Only the lines from the one containing "Write a LaTeX" through the one containing "anchor=north] (t3) at" should be output, both ends included and exactly as they appear, minus any pictures.

§ **The data**:
>>>>
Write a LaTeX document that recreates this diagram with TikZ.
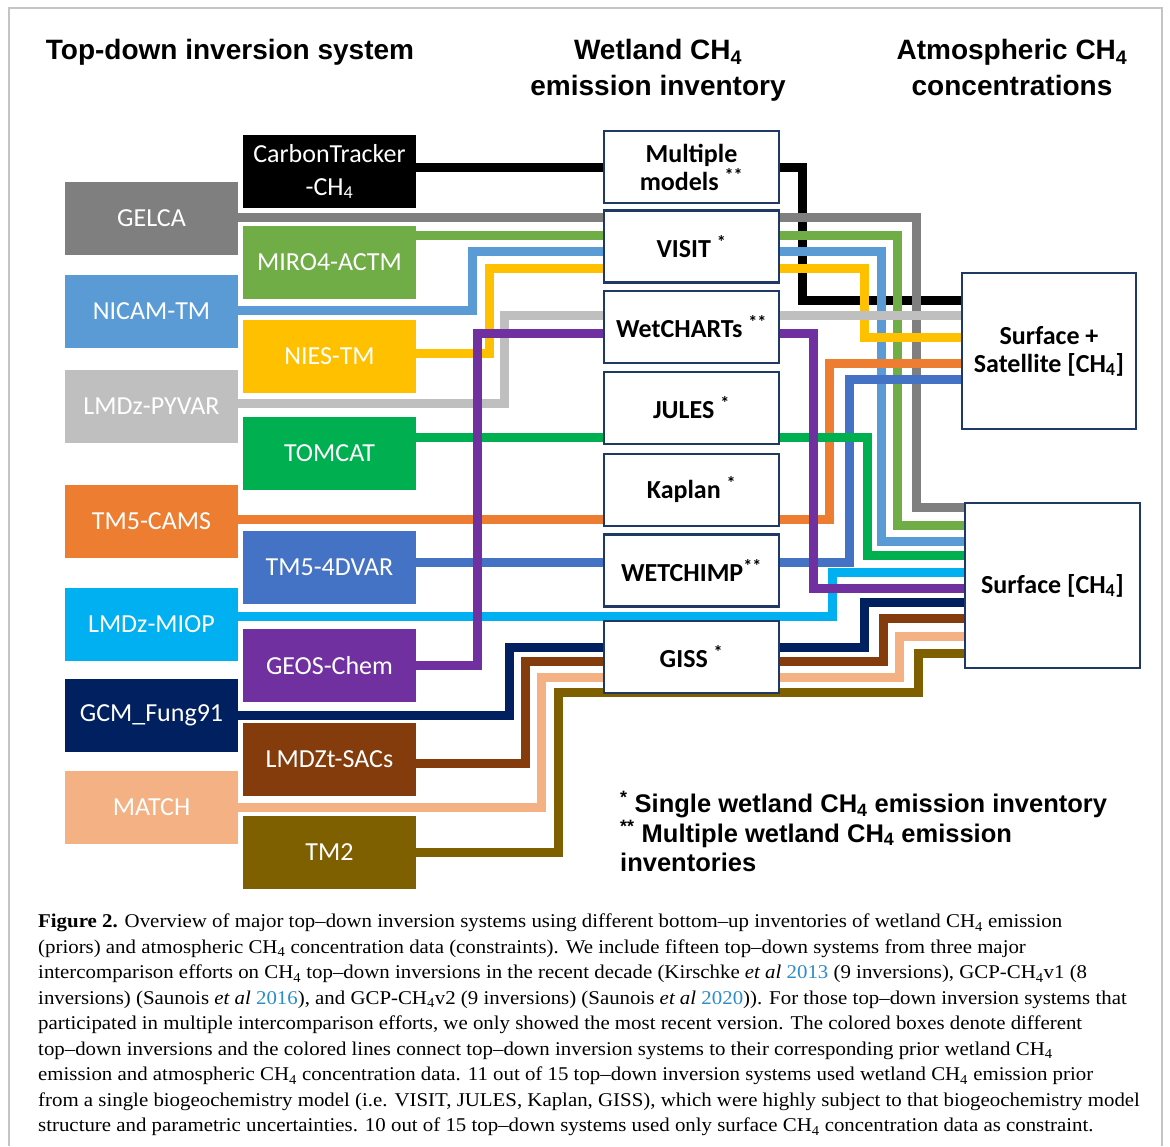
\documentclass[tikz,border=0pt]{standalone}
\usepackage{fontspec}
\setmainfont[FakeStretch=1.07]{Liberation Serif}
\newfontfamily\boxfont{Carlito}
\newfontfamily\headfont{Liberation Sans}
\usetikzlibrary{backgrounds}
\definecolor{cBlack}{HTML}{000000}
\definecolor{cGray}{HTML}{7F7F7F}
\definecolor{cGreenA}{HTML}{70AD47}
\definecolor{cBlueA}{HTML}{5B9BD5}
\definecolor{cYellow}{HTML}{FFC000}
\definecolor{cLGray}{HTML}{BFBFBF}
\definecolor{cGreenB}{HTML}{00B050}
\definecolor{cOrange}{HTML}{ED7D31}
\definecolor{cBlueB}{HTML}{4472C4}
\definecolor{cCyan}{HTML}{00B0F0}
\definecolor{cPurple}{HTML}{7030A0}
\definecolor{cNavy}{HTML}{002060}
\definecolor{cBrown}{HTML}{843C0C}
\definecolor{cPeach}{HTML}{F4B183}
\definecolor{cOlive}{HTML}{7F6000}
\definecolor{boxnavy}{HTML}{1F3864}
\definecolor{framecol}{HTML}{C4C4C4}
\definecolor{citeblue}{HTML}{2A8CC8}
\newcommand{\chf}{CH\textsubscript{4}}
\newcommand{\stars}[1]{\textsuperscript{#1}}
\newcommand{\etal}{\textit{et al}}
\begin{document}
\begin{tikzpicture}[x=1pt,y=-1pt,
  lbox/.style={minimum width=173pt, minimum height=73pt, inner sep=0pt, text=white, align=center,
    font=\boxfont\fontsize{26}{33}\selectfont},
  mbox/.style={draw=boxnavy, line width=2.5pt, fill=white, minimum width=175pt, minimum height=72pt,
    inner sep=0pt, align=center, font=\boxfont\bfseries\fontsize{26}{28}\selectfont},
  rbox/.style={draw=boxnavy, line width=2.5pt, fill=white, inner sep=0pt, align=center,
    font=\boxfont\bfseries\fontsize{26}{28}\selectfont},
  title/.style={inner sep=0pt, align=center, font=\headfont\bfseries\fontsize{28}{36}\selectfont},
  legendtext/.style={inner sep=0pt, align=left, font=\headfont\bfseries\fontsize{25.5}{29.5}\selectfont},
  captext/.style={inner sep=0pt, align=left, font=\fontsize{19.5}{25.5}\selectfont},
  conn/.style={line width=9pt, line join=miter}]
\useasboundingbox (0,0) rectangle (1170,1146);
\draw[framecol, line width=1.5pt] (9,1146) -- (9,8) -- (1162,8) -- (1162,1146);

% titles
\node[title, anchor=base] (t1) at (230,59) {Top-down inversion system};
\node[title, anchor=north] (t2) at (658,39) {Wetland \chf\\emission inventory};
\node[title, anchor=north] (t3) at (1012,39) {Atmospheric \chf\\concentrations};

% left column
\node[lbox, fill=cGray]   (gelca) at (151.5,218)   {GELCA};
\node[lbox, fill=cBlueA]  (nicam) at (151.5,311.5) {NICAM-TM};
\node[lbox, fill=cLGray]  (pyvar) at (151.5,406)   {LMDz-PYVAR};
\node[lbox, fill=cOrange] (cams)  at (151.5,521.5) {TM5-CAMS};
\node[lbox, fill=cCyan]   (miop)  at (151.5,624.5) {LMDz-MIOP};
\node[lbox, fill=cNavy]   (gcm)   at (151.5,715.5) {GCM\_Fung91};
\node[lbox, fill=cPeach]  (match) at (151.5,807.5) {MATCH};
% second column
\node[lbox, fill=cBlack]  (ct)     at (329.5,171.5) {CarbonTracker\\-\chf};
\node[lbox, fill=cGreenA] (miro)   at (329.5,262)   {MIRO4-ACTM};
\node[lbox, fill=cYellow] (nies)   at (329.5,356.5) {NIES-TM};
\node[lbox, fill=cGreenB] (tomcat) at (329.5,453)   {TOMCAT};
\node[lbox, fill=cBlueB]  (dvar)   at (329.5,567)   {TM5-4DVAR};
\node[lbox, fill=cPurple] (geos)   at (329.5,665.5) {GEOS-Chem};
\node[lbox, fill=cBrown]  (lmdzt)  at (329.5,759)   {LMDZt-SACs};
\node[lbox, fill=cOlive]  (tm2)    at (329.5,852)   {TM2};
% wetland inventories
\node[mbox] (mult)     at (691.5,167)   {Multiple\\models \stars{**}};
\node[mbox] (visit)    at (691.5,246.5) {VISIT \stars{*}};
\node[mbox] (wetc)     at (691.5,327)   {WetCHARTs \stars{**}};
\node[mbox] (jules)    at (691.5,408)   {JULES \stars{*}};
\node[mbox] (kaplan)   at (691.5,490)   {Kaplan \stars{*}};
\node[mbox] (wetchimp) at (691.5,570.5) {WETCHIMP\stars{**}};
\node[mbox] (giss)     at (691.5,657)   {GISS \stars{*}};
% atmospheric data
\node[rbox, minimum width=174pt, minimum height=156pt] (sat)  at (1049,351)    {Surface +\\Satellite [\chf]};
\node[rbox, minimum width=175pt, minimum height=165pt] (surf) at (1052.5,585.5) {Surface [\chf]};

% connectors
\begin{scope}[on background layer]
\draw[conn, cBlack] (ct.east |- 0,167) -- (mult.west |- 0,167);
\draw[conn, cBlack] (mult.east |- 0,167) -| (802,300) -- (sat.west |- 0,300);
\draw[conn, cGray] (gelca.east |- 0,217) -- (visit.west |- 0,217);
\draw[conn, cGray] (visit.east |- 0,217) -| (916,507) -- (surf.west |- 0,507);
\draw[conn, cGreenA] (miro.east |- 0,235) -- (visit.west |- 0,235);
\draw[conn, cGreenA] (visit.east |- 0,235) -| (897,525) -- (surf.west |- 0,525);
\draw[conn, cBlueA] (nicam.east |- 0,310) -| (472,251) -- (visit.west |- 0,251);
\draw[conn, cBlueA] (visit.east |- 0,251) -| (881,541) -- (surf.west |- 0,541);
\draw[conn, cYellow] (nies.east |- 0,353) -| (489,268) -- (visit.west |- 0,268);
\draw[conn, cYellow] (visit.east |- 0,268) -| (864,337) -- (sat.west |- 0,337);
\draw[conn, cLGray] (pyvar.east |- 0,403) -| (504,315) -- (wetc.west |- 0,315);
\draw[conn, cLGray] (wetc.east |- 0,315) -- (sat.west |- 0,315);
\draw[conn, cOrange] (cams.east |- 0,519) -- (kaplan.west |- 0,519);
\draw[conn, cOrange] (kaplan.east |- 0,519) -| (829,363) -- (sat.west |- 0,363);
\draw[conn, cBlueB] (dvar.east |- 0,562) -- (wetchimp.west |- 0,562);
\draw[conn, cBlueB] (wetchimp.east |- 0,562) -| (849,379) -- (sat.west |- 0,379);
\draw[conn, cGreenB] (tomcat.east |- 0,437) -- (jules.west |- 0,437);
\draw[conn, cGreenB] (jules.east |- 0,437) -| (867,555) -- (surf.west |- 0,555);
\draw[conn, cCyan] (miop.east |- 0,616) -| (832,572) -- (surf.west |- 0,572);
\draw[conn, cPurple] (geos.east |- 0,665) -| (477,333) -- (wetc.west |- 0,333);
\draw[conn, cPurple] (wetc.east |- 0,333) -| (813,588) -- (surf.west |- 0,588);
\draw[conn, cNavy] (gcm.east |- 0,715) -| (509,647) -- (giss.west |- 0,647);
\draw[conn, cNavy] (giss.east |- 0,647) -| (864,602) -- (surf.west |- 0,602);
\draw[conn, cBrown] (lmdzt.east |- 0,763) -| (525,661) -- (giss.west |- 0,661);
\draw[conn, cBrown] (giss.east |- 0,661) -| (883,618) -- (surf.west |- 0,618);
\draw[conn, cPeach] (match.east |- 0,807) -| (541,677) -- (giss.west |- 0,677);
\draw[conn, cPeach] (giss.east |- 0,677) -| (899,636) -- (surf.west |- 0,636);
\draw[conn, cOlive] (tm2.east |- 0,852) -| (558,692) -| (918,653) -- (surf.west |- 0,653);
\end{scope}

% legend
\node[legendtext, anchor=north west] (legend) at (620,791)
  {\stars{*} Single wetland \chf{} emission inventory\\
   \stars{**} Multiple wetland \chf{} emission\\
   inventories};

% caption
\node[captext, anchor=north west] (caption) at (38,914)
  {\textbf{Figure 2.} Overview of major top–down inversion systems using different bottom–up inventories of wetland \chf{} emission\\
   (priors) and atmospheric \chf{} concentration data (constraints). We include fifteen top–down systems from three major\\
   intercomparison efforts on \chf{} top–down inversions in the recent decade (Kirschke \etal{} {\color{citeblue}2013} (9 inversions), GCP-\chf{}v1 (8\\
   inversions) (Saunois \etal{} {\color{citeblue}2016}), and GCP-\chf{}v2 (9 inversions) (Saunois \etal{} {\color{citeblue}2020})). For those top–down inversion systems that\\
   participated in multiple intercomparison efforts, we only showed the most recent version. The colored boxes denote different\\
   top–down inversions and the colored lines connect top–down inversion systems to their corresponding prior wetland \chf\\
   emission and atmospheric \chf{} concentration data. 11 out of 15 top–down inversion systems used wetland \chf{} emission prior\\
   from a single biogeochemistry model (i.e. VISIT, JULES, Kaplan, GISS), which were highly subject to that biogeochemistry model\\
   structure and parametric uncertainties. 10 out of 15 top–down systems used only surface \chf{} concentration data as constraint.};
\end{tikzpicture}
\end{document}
<<<<
>>>>
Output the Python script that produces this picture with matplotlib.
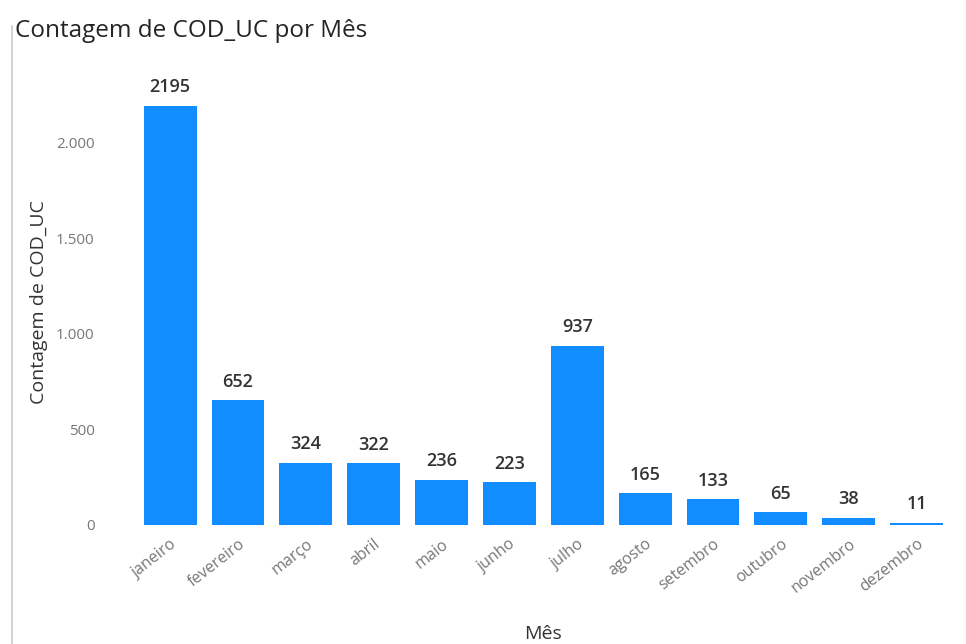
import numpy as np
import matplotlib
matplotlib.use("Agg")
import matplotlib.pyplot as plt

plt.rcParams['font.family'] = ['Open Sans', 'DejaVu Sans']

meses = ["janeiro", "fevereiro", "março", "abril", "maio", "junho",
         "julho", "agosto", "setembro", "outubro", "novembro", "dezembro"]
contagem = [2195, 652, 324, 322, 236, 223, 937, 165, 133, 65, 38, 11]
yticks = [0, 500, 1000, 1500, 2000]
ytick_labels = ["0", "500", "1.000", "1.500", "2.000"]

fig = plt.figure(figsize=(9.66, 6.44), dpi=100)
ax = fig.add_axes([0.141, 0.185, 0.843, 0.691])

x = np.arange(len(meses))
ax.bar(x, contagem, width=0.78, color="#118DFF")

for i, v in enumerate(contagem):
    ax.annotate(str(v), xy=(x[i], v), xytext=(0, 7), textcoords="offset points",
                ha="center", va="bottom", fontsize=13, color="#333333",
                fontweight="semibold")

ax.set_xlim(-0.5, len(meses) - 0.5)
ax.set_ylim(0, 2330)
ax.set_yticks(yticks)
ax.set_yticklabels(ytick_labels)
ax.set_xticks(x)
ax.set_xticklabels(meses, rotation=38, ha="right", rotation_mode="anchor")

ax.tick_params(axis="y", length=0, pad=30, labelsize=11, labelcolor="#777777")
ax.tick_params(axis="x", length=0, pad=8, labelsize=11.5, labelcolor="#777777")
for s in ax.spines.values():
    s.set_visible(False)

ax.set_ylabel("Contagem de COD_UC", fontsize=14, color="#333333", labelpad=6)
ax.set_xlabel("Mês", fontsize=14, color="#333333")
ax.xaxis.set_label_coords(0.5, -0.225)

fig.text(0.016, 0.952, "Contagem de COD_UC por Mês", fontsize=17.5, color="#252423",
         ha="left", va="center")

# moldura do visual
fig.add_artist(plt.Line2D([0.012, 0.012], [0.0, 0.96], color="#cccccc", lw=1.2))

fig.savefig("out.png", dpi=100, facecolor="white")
<<<<
§ **Complete response**:
Write a LaTeX document that recreates this diagram with TikZ.
\documentclass[tikz,border=0pt]{standalone}
\usepackage{fontspec}
\setmainfont[FakeStretch=1.07]{Liberation Serif}
\newfontfamily\boxfont{Carlito}
\newfontfamily\headfont{Liberation Sans}
\usetikzlibrary{backgrounds}
\definecolor{cBlack}{HTML}{000000}
\definecolor{cGray}{HTML}{7F7F7F}
\definecolor{cGreenA}{HTML}{70AD47}
\definecolor{cBlueA}{HTML}{5B9BD5}
\definecolor{cYellow}{HTML}{FFC000}
\definecolor{cLGray}{HTML}{BFBFBF}
\definecolor{cGreenB}{HTML}{00B050}
\definecolor{cOrange}{HTML}{ED7D31}
\definecolor{cBlueB}{HTML}{4472C4}
\definecolor{cCyan}{HTML}{00B0F0}
\definecolor{cPurple}{HTML}{7030A0}
\definecolor{cNavy}{HTML}{002060}
\definecolor{cBrown}{HTML}{843C0C}
\definecolor{cPeach}{HTML}{F4B183}
\definecolor{cOlive}{HTML}{7F6000}
\definecolor{boxnavy}{HTML}{1F3864}
\definecolor{framecol}{HTML}{C4C4C4}
\definecolor{citeblue}{HTML}{2A8CC8}
\newcommand{\chf}{CH\textsubscript{4}}
\newcommand{\stars}[1]{\textsuperscript{#1}}
\newcommand{\etal}{\textit{et al}}
\begin{document}
\begin{tikzpicture}[x=1pt,y=-1pt,
  lbox/.style={minimum width=173pt, minimum height=73pt, inner sep=0pt, text=white, align=center,
    font=\boxfont\fontsize{26}{33}\selectfont},
  mbox/.style={draw=boxnavy, line width=2.5pt, fill=white, minimum width=175pt, minimum height=72pt,
    inner sep=0pt, align=center, font=\boxfont\bfseries\fontsize{26}{28}\selectfont},
  rbox/.style={draw=boxnavy, line width=2.5pt, fill=white, inner sep=0pt, align=center,
    font=\boxfont\bfseries\fontsize{26}{28}\selectfont},
  title/.style={inner sep=0pt, align=center, font=\headfont\bfseries\fontsize{28}{36}\selectfont},
  legendtext/.style={inner sep=0pt, align=left, font=\headfont\bfseries\fontsize{25.5}{29.5}\selectfont},
  captext/.style={inner sep=0pt, align=left, font=\fontsize{19.5}{25.5}\selectfont},
  conn/.style={line width=9pt, line join=miter}]
\useasboundingbox (0,0) rectangle (1170,1146);
\draw[framecol, line width=1.5pt] (9,1146) -- (9,8) -- (1162,8) -- (1162,1146);

% titles
\node[title, anchor=base] (t1) at (230,59) {Top-down inversion system};
\node[title, anchor=north] (t2) at (658,39) {Wetland \chf\\emission inventory};
\node[title, anchor=north] (t3) at (1012,39) {Atmospheric \chf\\concentrations};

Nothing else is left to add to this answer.